Earlier this year, the Legislature passed a law, despite record-breaking calls urging the governor to veto it, that uses $50 million in taxpayer dollars to subsidize private school tuition with little to no accountability for how those funds are used.

There’s a projected state budget deficit of $79 million. Gov. Brad Little has ordered state agencies to cut 3% from budgets to address the shortfall. While public schools, which serve 94% of Idaho’s students, have their operations budgets frozen for the fiscal year, that $50 million “Parental Choice Tax Credit” money remains untouched.

Let’s look at the big picture. Schools are already operating at a fraction of what budgets were before the recession. We made sacrifices during hard times with the promise things would bounce back. That was 15 years ago. Last session, legislators defeated a bill that would provide $3 million for high-needs special education students. Schools lost dedicated funds from the Idaho Lottery.

In their place we were given a new “facilities bill” that sounded like an increase in funding, but is just a pass through for property taxes. While that’s a relief for property owners, it doesn’t pay for repairs, maintain schools, support growing enrollment or cover rising costs.

When lawmakers say we need to trim the fat in education, I challenge you to show me where it is. Instead of solving the problem by tapping into Idaho’s maxed-out rainy day fund, they’re stripping away more.

Communities like mine will be forced to ask taxpayers to pick up the difference, or schools may be pushed into financial crisis. Families who were promised more choices will see new bonds and levies on their ballots. That’s not choice.

Here’s the truth: We already have school choice in Idaho. Families can choose public schools, charter schools, private schools, homeschooling or online learning. That’s something to celebrate. But private schools are private for a reason.

When I was a Catholic school principal, we existed for the Catholic identity. We accepted students regardless of faith, we had an accredited curriculum and a strong staff of certified teachers. With my Catholic school hat on, I would have been looking at this law saying “the government shouldn’t be telling me what to teach.”

I also worry this new law will water down Idaho’s quality private schools while stripping funds from our public and charter schools. Why? If families have $5,000 a year per child for private tuition, we’ll likely see what happened in Arizona. Pop-up “private schools” emerged without accreditation, teachers without diplomas, background checks and no curriculum. That hurts everyone.

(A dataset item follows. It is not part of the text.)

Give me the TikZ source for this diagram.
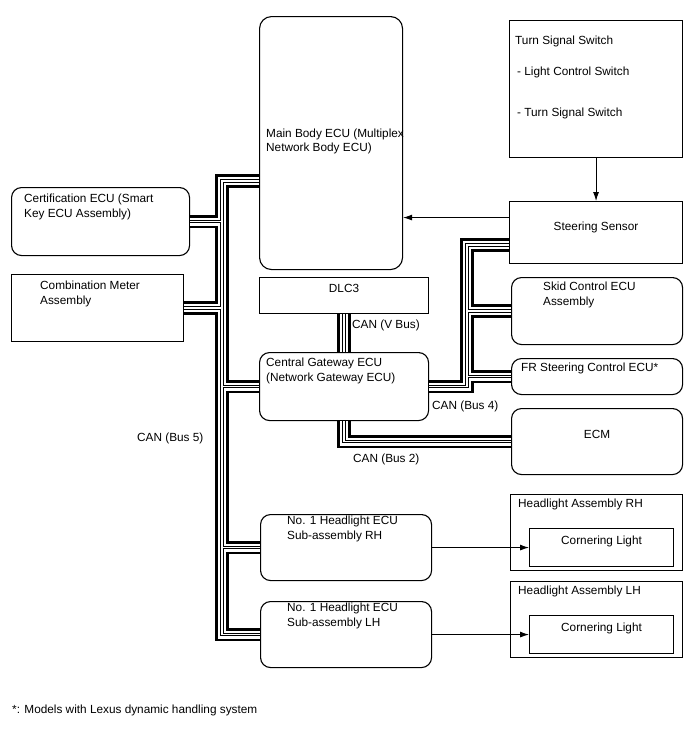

That’s not what taxpayer dollars were meant to fund.

Idaho’s public schools are already running lean. In districts like mine, we’ve cut, consolidated and squeezed every dollar. If these cuts go through, we’ll be talking about eliminating programs, reducing salaries and real threats to keeping our schools open — especially in rural areas.

This isn’t just an education issue. It’s an economic one. Our schools are often the largest employers in town. When they suffer, the whole community suffers.

We can’t allow a small group of political operatives to dismantle a system that, as required by our state constitution, serves everyone. We must preserve public education.

I urge every Idahoan to learn what’s really happening and to stand up for your local schools. Whether or not you have kids in the classroom, your tax dollars are on the line.

It’s time to say enough. Not one more public dollar for private tuition.